§ Instructions to follow: Reproduce the material below line by line, beginning with its first line and ending with the line that contains "1050, 1100, 1150];"; leave out pictures.

(Records with drawing code)
#####

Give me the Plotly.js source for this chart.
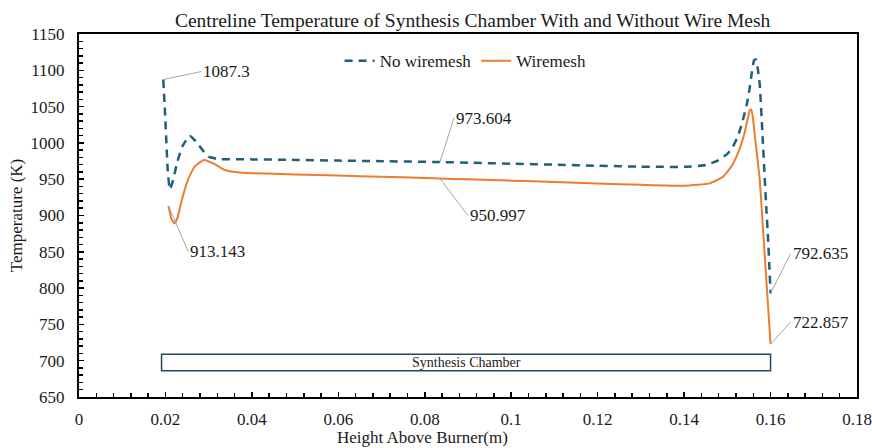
<!DOCTYPE html>
<html>
<head>
<meta charset="utf-8">
<script src="https://cdn.plot.ly/plotly-3.0.1.min.js"></script>
<style>
  html, body { margin: 0; padding: 0; background: #fff; }
  #chart { width: 872px; height: 448px; }
</style>
</head>
<body>
<div id="chart"></div>
<script>
// Centreline temperature profiles (K) against height above the burner (m)
const heightNoMesh = [0.0195, 0.0200, 0.0205, 0.0210, 0.0216, 0.0228, 0.0240, 0.0256, 0.0272, 0.0286, 0.0300, 0.0320,
  0.0400, 0.0500, 0.0600, 0.0700, 0.0835, 0.0900, 0.1000, 0.1100, 0.1200, 0.1300, 0.1400, 0.1450, 0.1480,
  0.1500, 0.1513, 0.1525, 0.1536, 0.1545, 0.1551, 0.1557, 0.1562, 0.1566, 0.1570, 0.1575, 0.1582, 0.1590, 0.1594, 0.1600];
const tempNoMesh = [1087.3, 1030, 965, 936, 945, 975, 996, 1010, 1001, 990, 981, 977.8,
  977.3, 976.6, 975.6, 974.8, 973.604, 972.8, 971.4, 970.0, 968.5, 967.3, 967.0, 969.5, 976.4,
  985, 994.8, 1010, 1031.5, 1053, 1072.9, 1098, 1114, 1115, 1104, 1080, 1004, 912, 871, 792.635];

const heightMesh = [0.0207, 0.0214, 0.0221, 0.0228, 0.0236, 0.0252, 0.0267, 0.0289, 0.0313, 0.0337, 0.0367,
  0.0400, 0.0500, 0.0600, 0.0700, 0.0835, 0.0900, 0.1000, 0.1100, 0.1200, 0.1300, 0.1400, 0.1459, 0.1490,
  0.1510, 0.1521, 0.1532, 0.1540, 0.1547, 0.1552, 0.1555, 0.1559, 0.1563, 0.1575, 0.1584, 0.1600];
const tempMesh = [913.143, 895, 889, 897, 917, 949, 967, 976.4, 971, 962.7, 959.5,
  958.3, 956.5, 955.0, 953.4, 950.997, 949.8, 948.0, 946.0, 944.0, 942.2, 941.0, 944.3, 953.4,
  968, 981, 998, 1014, 1033, 1045, 1046, 1036, 1013, 949, 868, 722.857];

// Labelled values: [height, temperature, label offset x, label offset y]
const callouts = [
  [0.0195, 1087.3, 38, -8],
  [0.0835, 973.604, 14, -44],
  [0.0835, 950.997, 28, 37],
  [0.0207, 913.143, 20, 46],
  [0.1600, 792.635, 20, -40],
  [0.1600, 722.857, 20, -22]
];

// Synthesis chamber extent
const chamberLabel = "Synthesis Chamber";
const chamberX = [0.0191, 0.16];
const chamberY = [686, 709];

const xTicks = [0, 0.02, 0.04, 0.06, 0.08, 0.1, 0.12, 0.14, 0.16, 0.18];
const xTickText = ["0", "0.02", "0.04", "0.06", "0.08", "0.1", "0.12", "0.14", "0.16", "0.18"];
const yTicks = [650, 700, 750, 800, 850, 900, 950, 1000, 1050, 1100, 1150];

const serif = "Liberation Serif";
const ink = "#1a1a1a";
const blue = "#1f5f7c";
const orange = "#ed7d31";

const traces = [
  {
    x: heightNoMesh, y: tempNoMesh, name: "No wiremesh", type: "scatter", mode: "lines",
    line: { color: blue, width: 2.5, dash: "8px,6px", shape: "spline", smoothing: 0.4 }
  },
  {
    x: heightMesh, y: tempMesh, name: "Wiremesh", type: "scatter", mode: "lines",
    line: { color: orange, width: 2, shape: "spline", smoothing: 0.4 }
  }
];

const annotations = callouts.map(c => ({
  x: c[0], y: c[1], xref: "x", yref: "y",
  text: String(c[1]),
  showarrow: true, arrowhead: 0, arrowwidth: 1, arrowcolor: "#a6a6a6",
  ax: c[2], ay: c[3], xanchor: "left", yanchor: "middle",
  font: { family: serif, size: 17, color: ink }
}));

annotations.push({
  x: (chamberX[0] + chamberX[1]) / 2, y: (chamberY[0] + chamberY[1]) / 2,
  xref: "x", yref: "y", text: chamberLabel, showarrow: false,
  font: { family: serif, size: 14, color: ink }
});

// x-axis title, set a little left of the plot centre
annotations.push({
  x: 0.441, xref: "paper", xanchor: "center",
  y: 438, yref: "paper", yanchor: "middle",
  text: "Height Above Burner(m)", showarrow: false,
  font: { family: serif, size: 17, color: ink }
});

const axisCommon = {
  showline: true, linecolor: "#000", linewidth: 2, mirror: true,
  ticks: "inside", ticklen: 5, tickwidth: 1.5, tickcolor: "#000",
  showgrid: false, zeroline: false,
  tickfont: { family: serif, size: 17, color: ink }
};

const layout = {
  width: 872, height: 448,
  margin: { l: 79, r: 15, t: 34, b: 51 },
  paper_bgcolor: "#fff", plot_bgcolor: "#fff",
  font: { family: serif, color: ink },
  title: {
    text: "Centreline Temperature of Synthesis Chamber With and Without Wire Mesh",
    font: { family: serif, size: 19.5, color: ink },
    x: 0.542, xanchor: "center", y: 0.955, yanchor: "middle"
  },
  xaxis: Object.assign({}, axisCommon, {
    range: [0, 0.18], tickvals: xTicks, ticktext: xTickText, ticklabelstandoff: 6,
    minor: { dtick: 0.004, ticks: "inside", ticklen: 4, tickwidth: 1.5, tickcolor: "#000" }
  }),
  yaxis: Object.assign({}, axisCommon, {
    range: [650, 1150], tickvals: yTicks, ticklabelstandoff: 9,
    minor: { dtick: 10, ticks: "inside", ticklen: 4, tickwidth: 1.5, tickcolor: "#000" },
    title: { text: "Temperature (K)", standoff: 4,
      font: { family: serif, size: 17, color: ink } }
  }),
  legend: {
    orientation: "h", x: 0.335, xanchor: "left", y: 0.925, yanchor: "middle",
    font: { family: serif, size: 17, color: ink },
    bgcolor: "rgba(0,0,0,0)", itemwidth: 30
  },
  shapes: [{
    type: "rect", xref: "x", yref: "y",
    x0: chamberX[0], x1: chamberX[1], y0: chamberY[0], y1: chamberY[1],
    line: { color: "#2a4657", width: 1.5 }, fillcolor: "#fff", layer: "below"
  }],
  annotations: annotations
};

// paper y for the x-axis title, from its pixel row
layout.annotations[layout.annotations.length - 1].y =
  1 - (438 - layout.margin.t) / (layout.height - layout.margin.t - layout.margin.b);

Plotly.newPlot("chart", traces, layout, { displayModeBar: false, staticPlot: true });
</script>
</body>
</html>
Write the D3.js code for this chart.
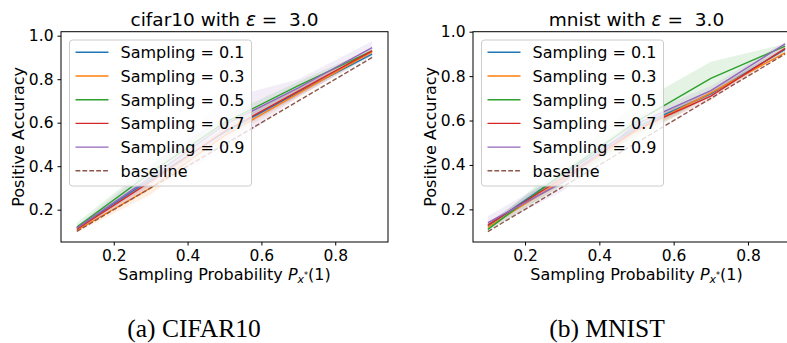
<!DOCTYPE html>
<html>
<head>
<meta charset="utf-8">
<script src="https://cdn.jsdelivr.net/npm/d3@7"></script>
<style>
  body { margin: 0; background: #fff; }
  text { font-family: "DejaVu Sans", sans-serif; fill: #000; }
</style>
</head>
<body>
<svg id="fig" width="787" height="343"></svg>
<script>
// Sampling probability P_x*(1) on the x axis
const samplingX = [0.1, 0.3, 0.5, 0.7, 0.9];
const baselineAcc = [0.1, 0.3, 0.5, 0.7, 0.9];

const seriesLabels = ["Sampling = 0.1", "Sampling = 0.3", "Sampling = 0.5", "Sampling = 0.7", "Sampling = 0.9"];
const seriesColors = ["#1f77b4", "#ff7f0e", "#2ca02c", "#d62728", "#9467bd"];
const baselineLabel = "baseline";
const baselineColor = "#8c564b";

const xTicks = [0.2, 0.4, 0.6, 0.8];
const yTicks = [0.2, 0.4, 0.6, 0.8, 1.0];

// CIFAR10, epsilon = 3.0 : mean positive accuracy and spread per sampling rate
const cifarMean = [
  [0.115, 0.34, 0.555, 0.74, 0.915],
  [0.105, 0.30, 0.54, 0.735, 0.925],
  [0.12, 0.37, 0.60, 0.77, 0.93],
  [0.11, 0.33, 0.56, 0.745, 0.93],
  [0.115, 0.35, 0.59, 0.76, 0.945]
];
const cifarStd = [
  [0.01, 0.02, 0.02, 0.02, 0.01],
  [0.01, 0.03, 0.02, 0.02, 0.01],
  [0.02, 0.04, 0.03, 0.02, 0.01],
  [0.01, 0.02, 0.02, 0.02, 0.01],
  [0.01, 0.05, 0.12, 0.04, 0.03]
];

// MNIST, epsilon = 3.0
const mnistMean = [
  [0.125, 0.355, 0.57, 0.72, 0.92],
  [0.12, 0.33, 0.555, 0.725, 0.905],
  [0.11, 0.36, 0.595, 0.79, 0.935],
  [0.13, 0.34, 0.56, 0.71, 0.925],
  [0.14, 0.32, 0.585, 0.735, 0.945]
];
const mnistStd = [
  [0.015, 0.02, 0.02, 0.015, 0.01],
  [0.01, 0.02, 0.02, 0.015, 0.01],
  [0.01, 0.05, 0.08, 0.075, 0.01],
  [0.01, 0.02, 0.02, 0.02, 0.01],
  [0.03, 0.04, 0.03, 0.02, 0.01]
];

const panels = [
  {
    dataset: "cifar10", eps: "3.0", caption: "(a) CIFAR10", captionX: 194,
    mean: cifarMean, std: cifarStd,
    box: { left: 61, right: 388, top: 31.7, bottom: 242 },
    xDomain: [0.057, 0.943], yDomain: [0.0515, 1.0184], ylabelX: 24
  },
  {
    dataset: "mnist", eps: "3.0", caption: "(b) MNIST", captionX: 607,
    mean: mnistMean, std: mnistStd,
    box: { left: 473, right: 800, top: 31.7, bottom: 242 },
    xDomain: [0.06, 0.94], yDomain: [0.053, 1.0], ylabelX: 436
  }
];

const svg = d3.select("#fig");

function drawPanel(p) {
  const g = svg.append("g");
  const x = d3.scaleLinear().domain(p.xDomain).range([p.box.left, p.box.right]);
  const y = d3.scaleLinear().domain(p.yDomain).range([p.box.bottom, p.box.top]);

  const clipId = "clip-" + p.dataset;
  g.append("clipPath").attr("id", clipId).append("rect")
    .attr("x", p.box.left).attr("y", p.box.top)
    .attr("width", p.box.right - p.box.left).attr("height", p.box.bottom - p.box.top);

  const plot = g.append("g").attr("clip-path", `url(#${clipId})`);

  const area = d3.area()
    .x(d => x(d.x)).y0(d => y(d.lo)).y1(d => y(d.hi));
  const line = d3.line().x(d => x(d.x)).y(d => y(d.y));

  p.mean.forEach((m, i) => {
    const pts = samplingX.map((sx, k) => ({ x: sx, y: m[k], lo: m[k] - p.std[i][k], hi: m[k] + p.std[i][k] }));
    plot.append("path").datum(pts).attr("d", area)
      .attr("fill", seriesColors[i]).attr("fill-opacity", 0.12).attr("stroke", "none");
  });
  p.mean.forEach((m, i) => {
    const pts = samplingX.map((sx, k) => ({ x: sx, y: m[k] }));
    plot.append("path").datum(pts).attr("d", line)
      .attr("fill", "none").attr("stroke", seriesColors[i]).attr("stroke-width", 1.4);
  });
  plot.append("path")
    .datum(samplingX.map((sx, k) => ({ x: sx, y: baselineAcc[k] })))
    .attr("d", line).attr("fill", "none")
    .attr("stroke", baselineColor).attr("stroke-width", 1.4)
    .attr("stroke-dasharray", "4.8,2.1");

  // axes
  const xAxis = g.append("g").attr("transform", `translate(0,${p.box.bottom})`)
    .call(d3.axisBottom(x).tickValues(xTicks).tickFormat(d3.format(".1f")).tickSize(3.5).tickPadding(4));
  const yAxis = g.append("g").attr("transform", `translate(${p.box.left},0)`)
    .call(d3.axisLeft(y).tickValues(yTicks).tickFormat(d3.format(".1f")).tickSize(3.5).tickPadding(4));
  [xAxis, yAxis].forEach(a => {
    a.select(".domain").remove();
    a.selectAll(".tick line").attr("stroke", "#000").attr("stroke-width", 1);
    a.selectAll(".tick text").style("font-size", "15.5px").attr("fill", "#000");
  });
  g.append("rect")
    .attr("x", p.box.left).attr("y", p.box.top)
    .attr("width", p.box.right - p.box.left).attr("height", p.box.bottom - p.box.top)
    .attr("fill", "none").attr("stroke", "#000").attr("stroke-width", 1);

  const cx = (p.box.left + p.box.right) / 2;
  const cy = (p.box.top + p.box.bottom) / 2;

  // title
  const t = g.append("text").attr("x", cx).attr("y", 26)
    .attr("text-anchor", "middle").style("font-size", "18.5px").style("white-space", "pre");
  t.append("tspan").text(p.dataset + " with ");
  t.append("tspan").style("font-style", "italic").text("\u03b5");
  t.append("tspan").text(" =  " + p.eps);

  // x label
  const xl = g.append("text").attr("x", cx).attr("y", 280)
    .attr("text-anchor", "middle").style("font-size", "16px").style("white-space", "pre");
  xl.append("tspan").text("Sampling Probability ");
  xl.append("tspan").style("font-style", "italic").text("P");
  xl.append("tspan").style("font-style", "italic").style("font-size", "11px").attr("dy", 3).text("x");
  xl.append("tspan").style("font-size", "8px").attr("dy", -5).text("*");
  xl.append("tspan").attr("dy", 2).text("(1)");

  // y label
  g.append("text").attr("transform", `translate(${p.ylabelX},${cy}) rotate(-90)`)
    .attr("text-anchor", "middle").style("font-size", "16px").text("Positive Accuracy");

  // legend
  const lg = g.append("g");
  const lx = p.box.left + 8.5, ly = 40;
  lg.append("rect").attr("x", lx).attr("y", ly).attr("width", 182).attr("height", 146)
    .attr("rx", 3).attr("fill", "#fff").attr("fill-opacity", 0.8)
    .attr("stroke", "#cccccc").attr("stroke-width", 1);
  const entries = seriesLabels.map((l, i) => ({ label: l, color: seriesColors[i], dash: null }))
    .concat([{ label: baselineLabel, color: baselineColor, dash: "4.8,2.1" }]);
  entries.forEach((e, i) => {
    const ry = 52.3 + i * 23.7;
    lg.append("line").attr("x1", lx + 6).attr("x2", lx + 39).attr("y1", ry).attr("y2", ry)
      .attr("stroke", e.color).attr("stroke-width", 1.4)
      .attr("stroke-dasharray", e.dash);
    lg.append("text").attr("x", lx + 51).attr("y", ry + 5.8)
      .style("font-size", "16px").text(e.label);
  });

  // subfigure caption
  svg.append("text").attr("x", p.captionX).attr("y", 336.5)
    .attr("text-anchor", "middle")
    .style("font-family", "'Liberation Serif', serif").style("font-size", "25.5px")
    .text(p.caption);
}

panels.forEach(drawPanel);
</script>
</body>
</html>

#####

§ Task solution:
Give me the Plotly.js source for this chart.
<!DOCTYPE html>
<html>
<head>
<meta charset="utf-8">
<script src="https://cdn.plot.ly/plotly-3.0.1.min.js"></script>
<style>
  html, body { margin: 0; padding: 0; background: #fff; }
  #chart { width: 872px; height: 448px; }
</style>
</head>
<body>
<div id="chart"></div>
<script>
// Centreline temperature profiles (K) against height above the burner (m)
const heightNoMesh = [0.0195, 0.0200, 0.0205, 0.0210, 0.0216, 0.0228, 0.0240, 0.0256, 0.0272, 0.0286, 0.0300, 0.0320,
  0.0400, 0.0500, 0.0600, 0.0700, 0.0835, 0.0900, 0.1000, 0.1100, 0.1200, 0.1300, 0.1400, 0.1450, 0.1480,
  0.1500, 0.1513, 0.1525, 0.1536, 0.1545, 0.1551, 0.1557, 0.1562, 0.1566, 0.1570, 0.1575, 0.1582, 0.1590, 0.1594, 0.1600];
const tempNoMesh = [1087.3, 1030, 965, 936, 945, 975, 996, 1010, 1001, 990, 981, 977.8,
  977.3, 976.6, 975.6, 974.8, 973.604, 972.8, 971.4, 970.0, 968.5, 967.3, 967.0, 969.5, 976.4,
  985, 994.8, 1010, 1031.5, 1053, 1072.9, 1098, 1114, 1115, 1104, 1080, 1004, 912, 871, 792.635];

const heightMesh = [0.0207, 0.0214, 0.0221, 0.0228, 0.0236, 0.0252, 0.0267, 0.0289, 0.0313, 0.0337, 0.0367,
  0.0400, 0.0500, 0.0600, 0.0700, 0.0835, 0.0900, 0.1000, 0.1100, 0.1200, 0.1300, 0.1400, 0.1459, 0.1490,
  0.1510, 0.1521, 0.1532, 0.1540, 0.1547, 0.1552, 0.1555, 0.1559, 0.1563, 0.1575, 0.1584, 0.1600];
const tempMesh = [913.143, 895, 889, 897, 917, 949, 967, 976.4, 971, 962.7, 959.5,
  958.3, 956.5, 955.0, 953.4, 950.997, 949.8, 948.0, 946.0, 944.0, 942.2, 941.0, 944.3, 953.4,
  968, 981, 998, 1014, 1033, 1045, 1046, 1036, 1013, 949, 868, 722.857];

// Labelled values: [height, temperature, label offset x, label offset y]
const callouts = [
  [0.0195, 1087.3, 38, -8],
  [0.0835, 973.604, 14, -44],
  [0.0835, 950.997, 28, 37],
  [0.0207, 913.143, 20, 46],
  [0.1600, 792.635, 20, -40],
  [0.1600, 722.857, 20, -22]
];

// Synthesis chamber extent
const chamberLabel = "Synthesis Chamber";
const chamberX = [0.0191, 0.16];
const chamberY = [686, 709];

const xTicks = [0, 0.02, 0.04, 0.06, 0.08, 0.1, 0.12, 0.14, 0.16, 0.18];
const xTickText = ["0", "0.02", "0.04", "0.06", "0.08", "0.1", "0.12", "0.14", "0.16", "0.18"];
const yTicks = [650, 700, 750, 800, 850, 900, 950, 1000, 1050, 1100, 1150];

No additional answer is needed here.